— START OF RECORDED INFORMATION —

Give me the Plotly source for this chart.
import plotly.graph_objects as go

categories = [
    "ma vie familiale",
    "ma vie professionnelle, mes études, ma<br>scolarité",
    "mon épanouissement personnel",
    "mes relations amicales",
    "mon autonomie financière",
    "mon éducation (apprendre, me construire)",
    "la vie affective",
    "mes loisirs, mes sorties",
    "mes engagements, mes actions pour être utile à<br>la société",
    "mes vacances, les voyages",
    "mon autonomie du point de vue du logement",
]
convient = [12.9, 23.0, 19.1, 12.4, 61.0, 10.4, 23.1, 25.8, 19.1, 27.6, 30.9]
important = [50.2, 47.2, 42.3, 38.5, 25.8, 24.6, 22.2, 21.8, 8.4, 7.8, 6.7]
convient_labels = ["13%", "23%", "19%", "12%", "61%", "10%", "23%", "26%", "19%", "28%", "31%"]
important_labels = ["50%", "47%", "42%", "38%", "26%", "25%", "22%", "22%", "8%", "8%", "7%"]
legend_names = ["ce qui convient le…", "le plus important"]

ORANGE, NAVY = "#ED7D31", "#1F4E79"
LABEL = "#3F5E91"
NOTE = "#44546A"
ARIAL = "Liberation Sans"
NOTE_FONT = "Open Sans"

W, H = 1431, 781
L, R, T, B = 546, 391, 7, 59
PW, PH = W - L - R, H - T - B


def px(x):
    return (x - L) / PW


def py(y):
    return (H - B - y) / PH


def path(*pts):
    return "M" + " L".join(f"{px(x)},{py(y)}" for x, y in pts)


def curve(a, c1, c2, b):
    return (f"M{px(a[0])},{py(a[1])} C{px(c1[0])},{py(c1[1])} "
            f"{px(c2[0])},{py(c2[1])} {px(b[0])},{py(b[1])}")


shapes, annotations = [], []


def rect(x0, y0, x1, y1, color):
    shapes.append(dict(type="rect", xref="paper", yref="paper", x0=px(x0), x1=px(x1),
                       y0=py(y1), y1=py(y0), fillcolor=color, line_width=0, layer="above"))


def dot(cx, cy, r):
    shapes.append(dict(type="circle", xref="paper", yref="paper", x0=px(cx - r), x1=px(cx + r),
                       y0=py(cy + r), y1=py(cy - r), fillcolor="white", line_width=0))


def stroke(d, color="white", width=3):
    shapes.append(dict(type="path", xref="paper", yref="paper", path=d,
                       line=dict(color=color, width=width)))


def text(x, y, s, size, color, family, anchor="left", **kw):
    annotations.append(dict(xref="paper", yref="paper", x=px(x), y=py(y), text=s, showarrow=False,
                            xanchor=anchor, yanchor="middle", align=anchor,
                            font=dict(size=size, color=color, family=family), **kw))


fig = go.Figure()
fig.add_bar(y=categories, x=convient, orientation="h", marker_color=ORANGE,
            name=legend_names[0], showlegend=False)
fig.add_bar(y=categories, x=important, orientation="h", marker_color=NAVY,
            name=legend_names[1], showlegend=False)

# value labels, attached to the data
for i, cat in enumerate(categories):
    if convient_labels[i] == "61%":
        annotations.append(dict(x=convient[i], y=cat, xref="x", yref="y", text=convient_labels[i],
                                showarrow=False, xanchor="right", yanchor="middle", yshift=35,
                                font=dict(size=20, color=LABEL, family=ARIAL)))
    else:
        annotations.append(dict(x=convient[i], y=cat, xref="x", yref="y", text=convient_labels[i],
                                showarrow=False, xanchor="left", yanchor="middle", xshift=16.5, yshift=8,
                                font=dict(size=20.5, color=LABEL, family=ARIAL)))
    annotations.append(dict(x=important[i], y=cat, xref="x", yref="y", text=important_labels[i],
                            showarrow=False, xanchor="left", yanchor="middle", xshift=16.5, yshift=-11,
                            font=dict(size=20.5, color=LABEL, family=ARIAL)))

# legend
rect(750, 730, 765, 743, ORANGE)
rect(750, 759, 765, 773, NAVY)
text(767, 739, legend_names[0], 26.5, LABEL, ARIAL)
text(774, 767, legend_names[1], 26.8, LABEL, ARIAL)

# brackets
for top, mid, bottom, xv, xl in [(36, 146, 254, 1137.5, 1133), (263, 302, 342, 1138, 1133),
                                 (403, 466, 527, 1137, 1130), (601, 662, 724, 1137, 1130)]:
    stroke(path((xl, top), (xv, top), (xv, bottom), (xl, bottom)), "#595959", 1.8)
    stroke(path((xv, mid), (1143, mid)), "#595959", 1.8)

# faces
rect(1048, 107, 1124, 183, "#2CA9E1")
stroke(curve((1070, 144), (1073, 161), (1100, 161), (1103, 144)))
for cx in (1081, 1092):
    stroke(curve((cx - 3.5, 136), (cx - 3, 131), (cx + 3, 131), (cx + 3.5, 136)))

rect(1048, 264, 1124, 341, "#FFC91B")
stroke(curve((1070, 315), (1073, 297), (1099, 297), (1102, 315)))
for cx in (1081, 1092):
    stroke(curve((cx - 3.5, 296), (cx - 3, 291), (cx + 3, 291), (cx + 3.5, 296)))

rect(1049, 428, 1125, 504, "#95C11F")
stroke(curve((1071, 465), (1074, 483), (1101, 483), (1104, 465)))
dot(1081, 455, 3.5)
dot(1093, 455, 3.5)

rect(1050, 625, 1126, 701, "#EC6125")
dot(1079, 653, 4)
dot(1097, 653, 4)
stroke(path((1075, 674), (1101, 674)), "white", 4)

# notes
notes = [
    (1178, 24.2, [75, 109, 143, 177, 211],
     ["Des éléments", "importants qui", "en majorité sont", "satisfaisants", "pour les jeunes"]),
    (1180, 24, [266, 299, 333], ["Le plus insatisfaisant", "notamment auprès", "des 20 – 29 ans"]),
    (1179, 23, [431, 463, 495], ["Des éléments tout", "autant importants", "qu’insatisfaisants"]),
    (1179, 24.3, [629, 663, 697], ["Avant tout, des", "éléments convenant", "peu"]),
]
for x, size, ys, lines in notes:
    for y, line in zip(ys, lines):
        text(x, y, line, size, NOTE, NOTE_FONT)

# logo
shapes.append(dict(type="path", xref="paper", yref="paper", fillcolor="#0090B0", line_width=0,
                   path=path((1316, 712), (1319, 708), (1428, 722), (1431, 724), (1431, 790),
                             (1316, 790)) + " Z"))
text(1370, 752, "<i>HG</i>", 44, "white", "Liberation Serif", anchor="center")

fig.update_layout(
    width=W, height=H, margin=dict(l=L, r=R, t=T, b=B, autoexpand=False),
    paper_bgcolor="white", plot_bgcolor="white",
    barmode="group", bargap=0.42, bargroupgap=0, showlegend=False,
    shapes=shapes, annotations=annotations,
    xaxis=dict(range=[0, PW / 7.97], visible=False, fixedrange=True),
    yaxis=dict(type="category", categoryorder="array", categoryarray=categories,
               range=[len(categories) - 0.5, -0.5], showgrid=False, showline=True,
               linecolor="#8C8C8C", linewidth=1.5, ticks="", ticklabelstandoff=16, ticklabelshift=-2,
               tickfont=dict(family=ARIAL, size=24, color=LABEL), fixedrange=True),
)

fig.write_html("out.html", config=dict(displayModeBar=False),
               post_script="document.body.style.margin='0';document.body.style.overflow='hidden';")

— END OF RECORDED INFORMATION —

Write out all the lines again, exactly as they are.

Give me the Plotly source for this chart.
import plotly.graph_objects as go

categories = [
    "ma vie familiale",
    "ma vie professionnelle, mes études, ma<br>scolarité",
    "mon épanouissement personnel",
    "mes relations amicales",
    "mon autonomie financière",
    "mon éducation (apprendre, me construire)",
    "la vie affective",
    "mes loisirs, mes sorties",
    "mes engagements, mes actions pour être utile à<br>la société",
    "mes vacances, les voyages",
    "mon autonomie du point de vue du logement",
]
convient = [12.9, 23.0, 19.1, 12.4, 61.0, 10.4, 23.1, 25.8, 19.1, 27.6, 30.9]
important = [50.2, 47.2, 42.3, 38.5, 25.8, 24.6, 22.2, 21.8, 8.4, 7.8, 6.7]
convient_labels = ["13%", "23%", "19%", "12%", "61%", "10%", "23%", "26%", "19%", "28%", "31%"]
important_labels = ["50%", "47%", "42%", "38%", "26%", "25%", "22%", "22%", "8%", "8%", "7%"]
legend_names = ["ce qui convient le…", "le plus important"]

ORANGE, NAVY = "#ED7D31", "#1F4E79"
LABEL = "#3F5E91"
NOTE = "#44546A"
ARIAL = "Liberation Sans"
NOTE_FONT = "Open Sans"

W, H = 1431, 781
L, R, T, B = 546, 391, 7, 59
PW, PH = W - L - R, H - T - B


def px(x):
    return (x - L) / PW


def py(y):
    return (H - B - y) / PH


def path(*pts):
    return "M" + " L".join(f"{px(x)},{py(y)}" for x, y in pts)


def curve(a, c1, c2, b):
    return (f"M{px(a[0])},{py(a[1])} C{px(c1[0])},{py(c1[1])} "
            f"{px(c2[0])},{py(c2[1])} {px(b[0])},{py(b[1])}")


shapes, annotations = [], []


def rect(x0, y0, x1, y1, color):
    shapes.append(dict(type="rect", xref="paper", yref="paper", x0=px(x0), x1=px(x1),
                       y0=py(y1), y1=py(y0), fillcolor=color, line_width=0, layer="above"))


def dot(cx, cy, r):
    shapes.append(dict(type="circle", xref="paper", yref="paper", x0=px(cx - r), x1=px(cx + r),
                       y0=py(cy + r), y1=py(cy - r), fillcolor="white", line_width=0))


def stroke(d, color="white", width=3):
    shapes.append(dict(type="path", xref="paper", yref="paper", path=d,
                       line=dict(color=color, width=width)))


def text(x, y, s, size, color, family, anchor="left", **kw):
    annotations.append(dict(xref="paper", yref="paper", x=px(x), y=py(y), text=s, showarrow=False,
                            xanchor=anchor, yanchor="middle", align=anchor,
                            font=dict(size=size, color=color, family=family), **kw))


fig = go.Figure()
fig.add_bar(y=categories, x=convient, orientation="h", marker_color=ORANGE,
            name=legend_names[0], showlegend=False)
fig.add_bar(y=categories, x=important, orientation="h", marker_color=NAVY,
            name=legend_names[1], showlegend=False)

# value labels, attached to the data
for i, cat in enumerate(categories):
    if convient_labels[i] == "61%":
        annotations.append(dict(x=convient[i], y=cat, xref="x", yref="y", text=convient_labels[i],
                                showarrow=False, xanchor="right", yanchor="middle", yshift=35,
                                font=dict(size=20, color=LABEL, family=ARIAL)))
    else:
        annotations.append(dict(x=convient[i], y=cat, xref="x", yref="y", text=convient_labels[i],
                                showarrow=False, xanchor="left", yanchor="middle", xshift=16.5, yshift=8,
                                font=dict(size=20.5, color=LABEL, family=ARIAL)))
    annotations.append(dict(x=important[i], y=cat, xref="x", yref="y", text=important_labels[i],
                            showarrow=False, xanchor="left", yanchor="middle", xshift=16.5, yshift=-11,
                            font=dict(size=20.5, color=LABEL, family=ARIAL)))

# legend
rect(750, 730, 765, 743, ORANGE)
rect(750, 759, 765, 773, NAVY)
text(767, 739, legend_names[0], 26.5, LABEL, ARIAL)
text(774, 767, legend_names[1], 26.8, LABEL, ARIAL)

# brackets
for top, mid, bottom, xv, xl in [(36, 146, 254, 1137.5, 1133), (263, 302, 342, 1138, 1133),
                                 (403, 466, 527, 1137, 1130), (601, 662, 724, 1137, 1130)]:
    stroke(path((xl, top), (xv, top), (xv, bottom), (xl, bottom)), "#595959", 1.8)
    stroke(path((xv, mid), (1143, mid)), "#595959", 1.8)

# faces
rect(1048, 107, 1124, 183, "#2CA9E1")
stroke(curve((1070, 144), (1073, 161), (1100, 161), (1103, 144)))
for cx in (1081, 1092):
    stroke(curve((cx - 3.5, 136), (cx - 3, 131), (cx + 3, 131), (cx + 3.5, 136)))

rect(1048, 264, 1124, 341, "#FFC91B")
stroke(curve((1070, 315), (1073, 297), (1099, 297), (1102, 315)))
for cx in (1081, 1092):
    stroke(curve((cx - 3.5, 296), (cx - 3, 291), (cx + 3, 291), (cx + 3.5, 296)))

rect(1049, 428, 1125, 504, "#95C11F")
stroke(curve((1071, 465), (1074, 483), (1101, 483), (1104, 465)))
dot(1081, 455, 3.5)
dot(1093, 455, 3.5)

rect(1050, 625, 1126, 701, "#EC6125")
dot(1079, 653, 4)
dot(1097, 653, 4)
stroke(path((1075, 674), (1101, 674)), "white", 4)

# notes
notes = [
    (1178, 24.2, [75, 109, 143, 177, 211],
     ["Des éléments", "importants qui", "en majorité sont", "satisfaisants", "pour les jeunes"]),
    (1180, 24, [266, 299, 333], ["Le plus insatisfaisant", "notamment auprès", "des 20 – 29 ans"]),
    (1179, 23, [431, 463, 495], ["Des éléments tout", "autant importants", "qu’insatisfaisants"]),
    (1179, 24.3, [629, 663, 697], ["Avant tout, des", "éléments convenant", "peu"]),
]
for x, size, ys, lines in notes:
    for y, line in zip(ys, lines):
        text(x, y, line, size, NOTE, NOTE_FONT)

# logo
shapes.append(dict(type="path", xref="paper", yref="paper", fillcolor="#0090B0", line_width=0,
                   path=path((1316, 712), (1319, 708), (1428, 722), (1431, 724), (1431, 790),
                             (1316, 790)) + " Z"))
text(1370, 752, "<i>HG</i>", 44, "white", "Liberation Serif", anchor="center")

fig.update_layout(
    width=W, height=H, margin=dict(l=L, r=R, t=T, b=B, autoexpand=False),
    paper_bgcolor="white", plot_bgcolor="white",
    barmode="group", bargap=0.42, bargroupgap=0, showlegend=False,
    shapes=shapes, annotations=annotations,
    xaxis=dict(range=[0, PW / 7.97], visible=False, fixedrange=True),
    yaxis=dict(type="category", categoryorder="array", categoryarray=categories,
               range=[len(categories) - 0.5, -0.5], showgrid=False, showline=True,
               linecolor="#8C8C8C", linewidth=1.5, ticks="", ticklabelstandoff=16, ticklabelshift=-2,
               tickfont=dict(family=ARIAL, size=24, color=LABEL), fixedrange=True),
)

fig.write_html("out.html", config=dict(displayModeBar=False),
               post_script="document.body.style.margin='0';document.body.style.overflow='hidden';")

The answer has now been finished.